--- DATASET EXTRACT ---

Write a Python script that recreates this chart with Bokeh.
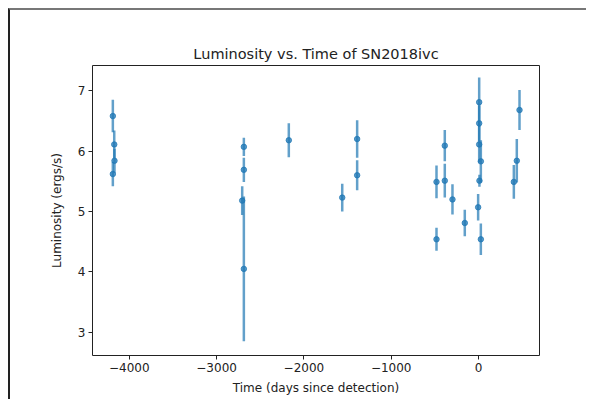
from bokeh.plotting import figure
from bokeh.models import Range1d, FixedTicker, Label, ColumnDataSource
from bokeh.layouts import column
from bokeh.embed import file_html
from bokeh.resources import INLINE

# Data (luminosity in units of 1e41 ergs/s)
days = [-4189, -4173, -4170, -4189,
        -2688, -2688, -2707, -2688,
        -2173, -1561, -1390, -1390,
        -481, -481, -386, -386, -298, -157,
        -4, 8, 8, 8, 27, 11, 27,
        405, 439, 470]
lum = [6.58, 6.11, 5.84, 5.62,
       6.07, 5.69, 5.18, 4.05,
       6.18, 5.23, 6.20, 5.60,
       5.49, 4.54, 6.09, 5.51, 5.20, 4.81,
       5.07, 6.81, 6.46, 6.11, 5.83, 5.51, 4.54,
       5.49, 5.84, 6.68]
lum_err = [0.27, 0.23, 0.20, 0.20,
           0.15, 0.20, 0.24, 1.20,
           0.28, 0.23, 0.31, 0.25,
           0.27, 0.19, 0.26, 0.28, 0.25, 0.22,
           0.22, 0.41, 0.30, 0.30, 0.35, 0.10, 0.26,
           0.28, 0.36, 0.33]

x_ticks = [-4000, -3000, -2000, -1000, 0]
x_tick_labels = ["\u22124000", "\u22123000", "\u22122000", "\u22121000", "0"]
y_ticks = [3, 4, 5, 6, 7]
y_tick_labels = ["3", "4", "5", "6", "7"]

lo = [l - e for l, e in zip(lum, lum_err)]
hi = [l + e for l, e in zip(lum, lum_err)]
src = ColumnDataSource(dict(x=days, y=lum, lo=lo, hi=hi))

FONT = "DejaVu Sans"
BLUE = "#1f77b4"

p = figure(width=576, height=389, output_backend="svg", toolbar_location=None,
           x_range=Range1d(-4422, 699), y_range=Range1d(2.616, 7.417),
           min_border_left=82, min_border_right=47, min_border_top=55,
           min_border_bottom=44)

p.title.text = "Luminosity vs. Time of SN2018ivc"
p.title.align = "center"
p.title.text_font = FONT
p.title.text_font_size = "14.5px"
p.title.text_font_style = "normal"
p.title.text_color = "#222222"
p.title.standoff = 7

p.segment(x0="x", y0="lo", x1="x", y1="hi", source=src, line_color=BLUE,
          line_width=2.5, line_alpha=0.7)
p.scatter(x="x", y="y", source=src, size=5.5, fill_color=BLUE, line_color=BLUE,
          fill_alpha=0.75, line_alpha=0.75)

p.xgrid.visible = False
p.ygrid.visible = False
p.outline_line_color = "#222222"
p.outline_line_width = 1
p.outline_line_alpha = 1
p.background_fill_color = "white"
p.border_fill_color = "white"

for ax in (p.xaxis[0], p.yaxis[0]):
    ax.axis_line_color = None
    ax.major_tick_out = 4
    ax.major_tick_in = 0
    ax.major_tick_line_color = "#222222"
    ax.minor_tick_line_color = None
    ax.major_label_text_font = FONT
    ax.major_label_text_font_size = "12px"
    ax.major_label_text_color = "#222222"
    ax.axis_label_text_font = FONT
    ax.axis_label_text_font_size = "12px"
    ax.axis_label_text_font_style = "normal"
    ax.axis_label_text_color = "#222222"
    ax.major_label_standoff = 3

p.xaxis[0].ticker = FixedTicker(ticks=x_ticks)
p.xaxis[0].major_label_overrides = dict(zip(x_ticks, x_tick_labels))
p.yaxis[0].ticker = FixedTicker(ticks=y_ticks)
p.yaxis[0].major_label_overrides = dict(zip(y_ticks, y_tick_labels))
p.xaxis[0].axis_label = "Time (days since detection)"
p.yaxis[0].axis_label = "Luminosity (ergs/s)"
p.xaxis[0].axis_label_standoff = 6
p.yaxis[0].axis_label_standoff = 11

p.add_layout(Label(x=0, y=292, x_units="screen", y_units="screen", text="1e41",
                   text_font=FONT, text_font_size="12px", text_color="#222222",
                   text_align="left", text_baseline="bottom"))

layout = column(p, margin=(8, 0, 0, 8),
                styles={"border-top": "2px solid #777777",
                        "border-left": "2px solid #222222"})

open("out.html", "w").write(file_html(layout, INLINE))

---

Repeat the data exactly, without the pictures.

| SOLUTION TO THE PROBLEM |
Write a Python script that recreates this chart with Bokeh.
from bokeh.plotting import figure
from bokeh.models import Range1d, FixedTicker, Label, ColumnDataSource
from bokeh.layouts import column
from bokeh.embed import file_html
from bokeh.resources import INLINE

# Data (luminosity in units of 1e41 ergs/s)
days = [-4189, -4173, -4170, -4189,
        -2688, -2688, -2707, -2688,
        -2173, -1561, -1390, -1390,
        -481, -481, -386, -386, -298, -157,
        -4, 8, 8, 8, 27, 11, 27,
        405, 439, 470]
lum = [6.58, 6.11, 5.84, 5.62,
       6.07, 5.69, 5.18, 4.05,
       6.18, 5.23, 6.20, 5.60,
       5.49, 4.54, 6.09, 5.51, 5.20, 4.81,
       5.07, 6.81, 6.46, 6.11, 5.83, 5.51, 4.54,
       5.49, 5.84, 6.68]
lum_err = [0.27, 0.23, 0.20, 0.20,
           0.15, 0.20, 0.24, 1.20,
           0.28, 0.23, 0.31, 0.25,
           0.27, 0.19, 0.26, 0.28, 0.25, 0.22,
           0.22, 0.41, 0.30, 0.30, 0.35, 0.10, 0.26,
           0.28, 0.36, 0.33]

x_ticks = [-4000, -3000, -2000, -1000, 0]
x_tick_labels = ["\u22124000", "\u22123000", "\u22122000", "\u22121000", "0"]
y_ticks = [3, 4, 5, 6, 7]
y_tick_labels = ["3", "4", "5", "6", "7"]

lo = [l - e for l, e in zip(lum, lum_err)]
hi = [l + e for l, e in zip(lum, lum_err)]
src = ColumnDataSource(dict(x=days, y=lum, lo=lo, hi=hi))

FONT = "DejaVu Sans"
BLUE = "#1f77b4"

p = figure(width=576, height=389, output_backend="svg", toolbar_location=None,
           x_range=Range1d(-4422, 699), y_range=Range1d(2.616, 7.417),
           min_border_left=82, min_border_right=47, min_border_top=55,
           min_border_bottom=44)

p.title.text = "Luminosity vs. Time of SN2018ivc"
p.title.align = "center"
p.title.text_font = FONT
p.title.text_font_size = "14.5px"
p.title.text_font_style = "normal"
p.title.text_color = "#222222"
p.title.standoff = 7

p.segment(x0="x", y0="lo", x1="x", y1="hi", source=src, line_color=BLUE,
          line_width=2.5, line_alpha=0.7)
p.scatter(x="x", y="y", source=src, size=5.5, fill_color=BLUE, line_color=BLUE,
          fill_alpha=0.75, line_alpha=0.75)

p.xgrid.visible = False
p.ygrid.visible = False
p.outline_line_color = "#222222"
p.outline_line_width = 1
p.outline_line_alpha = 1
p.background_fill_color = "white"
p.border_fill_color = "white"

for ax in (p.xaxis[0], p.yaxis[0]):
    ax.axis_line_color = None
    ax.major_tick_out = 4
    ax.major_tick_in = 0
    ax.major_tick_line_color = "#222222"
    ax.minor_tick_line_color = None
    ax.major_label_text_font = FONT
    ax.major_label_text_font_size = "12px"
    ax.major_label_text_color = "#222222"
    ax.axis_label_text_font = FONT
    ax.axis_label_text_font_size = "12px"
    ax.axis_label_text_font_style = "normal"
    ax.axis_label_text_color = "#222222"
    ax.major_label_standoff = 3

p.xaxis[0].ticker = FixedTicker(ticks=x_ticks)
p.xaxis[0].major_label_overrides = dict(zip(x_ticks, x_tick_labels))
p.yaxis[0].ticker = FixedTicker(ticks=y_ticks)
p.yaxis[0].major_label_overrides = dict(zip(y_ticks, y_tick_labels))
p.xaxis[0].axis_label = "Time (days since detection)"
p.yaxis[0].axis_label = "Luminosity (ergs/s)"
p.xaxis[0].axis_label_standoff = 6
p.yaxis[0].axis_label_standoff = 11

p.add_layout(Label(x=0, y=292, x_units="screen", y_units="screen", text="1e41",
                   text_font=FONT, text_font_size="12px", text_color="#222222",
                   text_align="left", text_baseline="bottom"))

layout = column(p, margin=(8, 0, 0, 8),
                styles={"border-top": "2px solid #777777",
                        "border-left": "2px solid #222222"})

open("out.html", "w").write(file_html(layout, INLINE))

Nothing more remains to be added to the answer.